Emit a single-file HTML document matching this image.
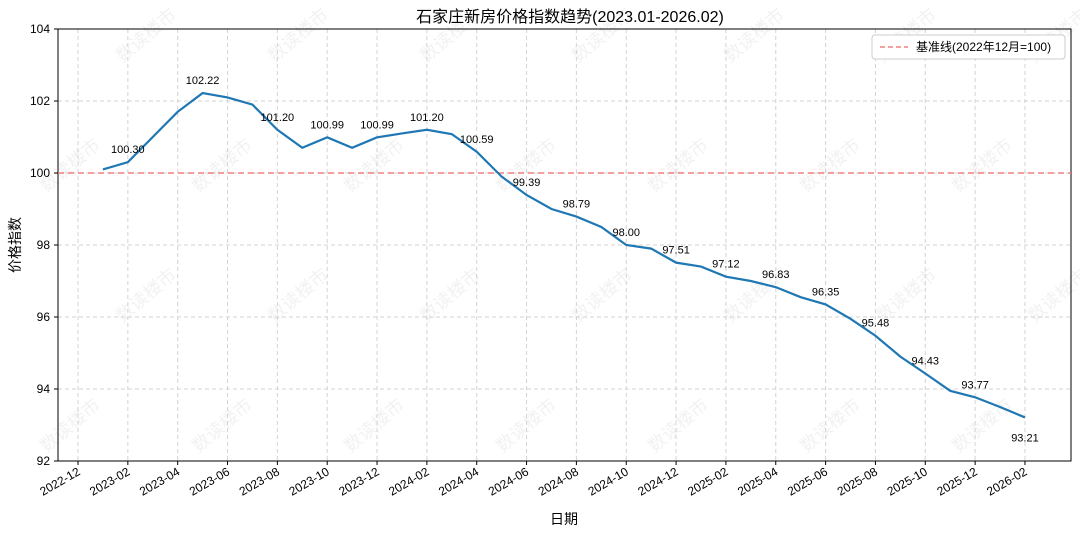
<!DOCTYPE html>
<html><head><meta charset="utf-8"><style>
body{margin:0;background:#fff;}
svg text{font-family:"Liberation Sans","Noto Sans CJK SC",sans-serif;}
</style></head><body>
<svg id="chart" width="1080" height="535">
<g id="wm"></g>
<g id="grid"></g>
<rect x="58" y="29" width="1013" height="432" fill="none" stroke="#000" stroke-width="1"/>
<g id="axes"></g><g id="series"></g>
<text x="570" y="22" font-size="16" text-anchor="middle">石家庄新房价格指数趋势(2023.01-2026.02)</text>
<text x="564" y="524" font-size="14" text-anchor="middle">日期</text>
<text x="20" y="245" font-size="14" text-anchor="middle" transform="rotate(-90 20 245)">价格指数</text>
<g>
<rect x="872" y="35" width="193" height="24" rx="3" fill="#fff" stroke="#ccc"/>
<line x1="880" y1="47" x2="908" y2="47" stroke="#f08080" stroke-width="1.5" stroke-dasharray="5,3"/>
<text x="916" y="51" font-size="12">基准线(2022年12月=100)</text>
</g>
</svg>
<script>
const values=[100.1,100.30,101.0,101.7,102.22,102.1,101.9,101.20,100.7,100.99,100.7,100.99,
101.1,101.20,101.08,100.59,99.9,99.39,99.0,98.79,98.5,98.00,97.9,97.51,
97.4,97.12,97.0,96.83,96.55,96.35,95.95,95.48,94.9,94.43,93.95,93.77,93.5,93.21];
const labeledIdx=[1,4,7,9,11,13,15,17,19,21,23,25,27,29,31,33,35,37];
const yTicks=[92,94,96,98,100,102,104];
const xTickLabels=["2022-12","2023-02","2023-04","2023-06","2023-08","2023-10","2023-12","2024-02","2024-04","2024-06","2024-08","2024-10","2024-12","2025-02","2025-04","2025-06","2025-08","2025-10","2025-12","2026-02"];
const baseline=100;
const NS="http://www.w3.org/2000/svg";
const X=m=>78+m*24.92;
const Y=v=>29+(104-v)*36;
function mk(t,a,p){const e=document.createElementNS(NS,t);for(const k in a)e.setAttribute(k,a[k]);p.appendChild(e);return e;}
const grid=document.getElementById('grid'),axes=document.getElementById('axes'),ser=document.getElementById('series'),wm=document.getElementById('wm');
for(let r=0;r<4;r++)for(let c=0;c<7;c++){const x=150+c*152-(r%2)*76,y=40+r*130;
const t=mk('text',{x:x,y:y,'font-size':'18',fill:'#f2f2f2','text-anchor':'middle',transform:`rotate(-40 ${x} ${y})`},wm);t.textContent='数读楼市';

}
yTicks.forEach(v=>{const y=Y(v);
const g=mk('line',{x1:58,x2:1071,y1:y,y2:y,stroke:'#d3d3d3','stroke-dasharray':'4,3'},grid);


mk('line',{x1:54,x2:58,y1:y,y2:y,stroke:'#000'},axes);
const t=mk('text',{x:50,y:y+4,'font-size':'12','text-anchor':'end'},axes);t.textContent=v;

});
xTickLabels.forEach((s,i)=>{const x=X(i*2);
const g=mk('line',{x1:x,x2:x,y1:29,y2:461,stroke:'#d3d3d3','stroke-dasharray':'4,3'},grid);


mk('line',{x1:x,x2:x,y1:461,y2:465,stroke:'#000'},axes);
const t=mk('text',{x:x+3,y:474,'font-size':'12','text-anchor':'end',transform:`rotate(-30 ${x+3} 474)`},axes);t.textContent=s;

});
const bl=mk('line',{x1:58,x2:1071,y1:Y(baseline),y2:Y(baseline),stroke:'#f08080','stroke-width':1.5,'stroke-dasharray':'6,4'},ser);


const pl=mk('polyline',{points:values.map((v,i)=>X(i+1)+','+Y(v)).join(' '),fill:'none',stroke:'#1f77b4','stroke-width':2.2},ser);


labeledIdx.forEach((i,k)=>{const last=k===labeledIdx.length-1;
const t=mk('text',{x:X(i+1),y:last?Y(values[i])+24:Y(values[i])-9,'font-size':'11','text-anchor':'middle'},ser);
t.textContent=values[i].toFixed(2);

});
</script>
</body></html>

____

Directive: Exclude the images, then output the data above word for word.

The reply:
Emit a single-file HTML document matching this image.
<!DOCTYPE html>
<html><head><meta charset="utf-8"><style>
body{margin:0;background:#fff;}
svg text{font-family:"Liberation Sans","Noto Sans CJK SC",sans-serif;}
</style></head><body>
<svg id="chart" width="1080" height="535">
<g id="wm"></g>
<g id="grid"></g>
<rect x="58" y="29" width="1013" height="432" fill="none" stroke="#000" stroke-width="1"/>
<g id="axes"></g><g id="series"></g>
<text x="570" y="22" font-size="16" text-anchor="middle">石家庄新房价格指数趋势(2023.01-2026.02)</text>
<text x="564" y="524" font-size="14" text-anchor="middle">日期</text>
<text x="20" y="245" font-size="14" text-anchor="middle" transform="rotate(-90 20 245)">价格指数</text>
<g>
<rect x="872" y="35" width="193" height="24" rx="3" fill="#fff" stroke="#ccc"/>
<line x1="880" y1="47" x2="908" y2="47" stroke="#f08080" stroke-width="1.5" stroke-dasharray="5,3"/>
<text x="916" y="51" font-size="12">基准线(2022年12月=100)</text>
</g>
</svg>
<script>
const values=[100.1,100.30,101.0,101.7,102.22,102.1,101.9,101.20,100.7,100.99,100.7,100.99,
101.1,101.20,101.08,100.59,99.9,99.39,99.0,98.79,98.5,98.00,97.9,97.51,
97.4,97.12,97.0,96.83,96.55,96.35,95.95,95.48,94.9,94.43,93.95,93.77,93.5,93.21];
const labeledIdx=[1,4,7,9,11,13,15,17,19,21,23,25,27,29,31,33,35,37];
const yTicks=[92,94,96,98,100,102,104];
const xTickLabels=["2022-12","2023-02","2023-04","2023-06","2023-08","2023-10","2023-12","2024-02","2024-04","2024-06","2024-08","2024-10","2024-12","2025-02","2025-04","2025-06","2025-08","2025-10","2025-12","2026-02"];
const baseline=100;
const NS="http://www.w3.org/2000/svg";
const X=m=>78+m*24.92;
const Y=v=>29+(104-v)*36;
function mk(t,a,p){const e=document.createElementNS(NS,t);for(const k in a)e.setAttribute(k,a[k]);p.appendChild(e);return e;}
const grid=document.getElementById('grid'),axes=document.getElementById('axes'),ser=document.getElementById('series'),wm=document.getElementById('wm');
for(let r=0;r<4;r++)for(let c=0;c<7;c++){const x=150+c*152-(r%2)*76,y=40+r*130;
const t=mk('text',{x:x,y:y,'font-size':'18',fill:'#f2f2f2','text-anchor':'middle',transform:`rotate(-40 ${x} ${y})`},wm);t.textContent='数读楼市';

}
yTicks.forEach(v=>{const y=Y(v);
const g=mk('line',{x1:58,x2:1071,y1:y,y2:y,stroke:'#d3d3d3','stroke-dasharray':'4,3'},grid);


mk('line',{x1:54,x2:58,y1:y,y2:y,stroke:'#000'},axes);
const t=mk('text',{x:50,y:y+4,'font-size':'12','text-anchor':'end'},axes);t.textContent=v;

});
xTickLabels.forEach((s,i)=>{const x=X(i*2);
const g=mk('line',{x1:x,x2:x,y1:29,y2:461,stroke:'#d3d3d3','stroke-dasharray':'4,3'},grid);


mk('line',{x1:x,x2:x,y1:461,y2:465,stroke:'#000'},axes);
const t=mk('text',{x:x+3,y:474,'font-size':'12','text-anchor':'end',transform:`rotate(-30 ${x+3} 474)`},axes);t.textContent=s;

});
const bl=mk('line',{x1:58,x2:1071,y1:Y(baseline),y2:Y(baseline),stroke:'#f08080','stroke-width':1.5,'stroke-dasharray':'6,4'},ser);


const pl=mk('polyline',{points:values.map((v,i)=>X(i+1)+','+Y(v)).join(' '),fill:'none',stroke:'#1f77b4','stroke-width':2.2},ser);


labeledIdx.forEach((i,k)=>{const last=k===labeledIdx.length-1;
const t=mk('text',{x:X(i+1),y:last?Y(values[i])+24:Y(values[i])-9,'font-size':'11','text-anchor':'middle'},ser);
t.textContent=values[i].toFixed(2);

});
</script>
</body></html>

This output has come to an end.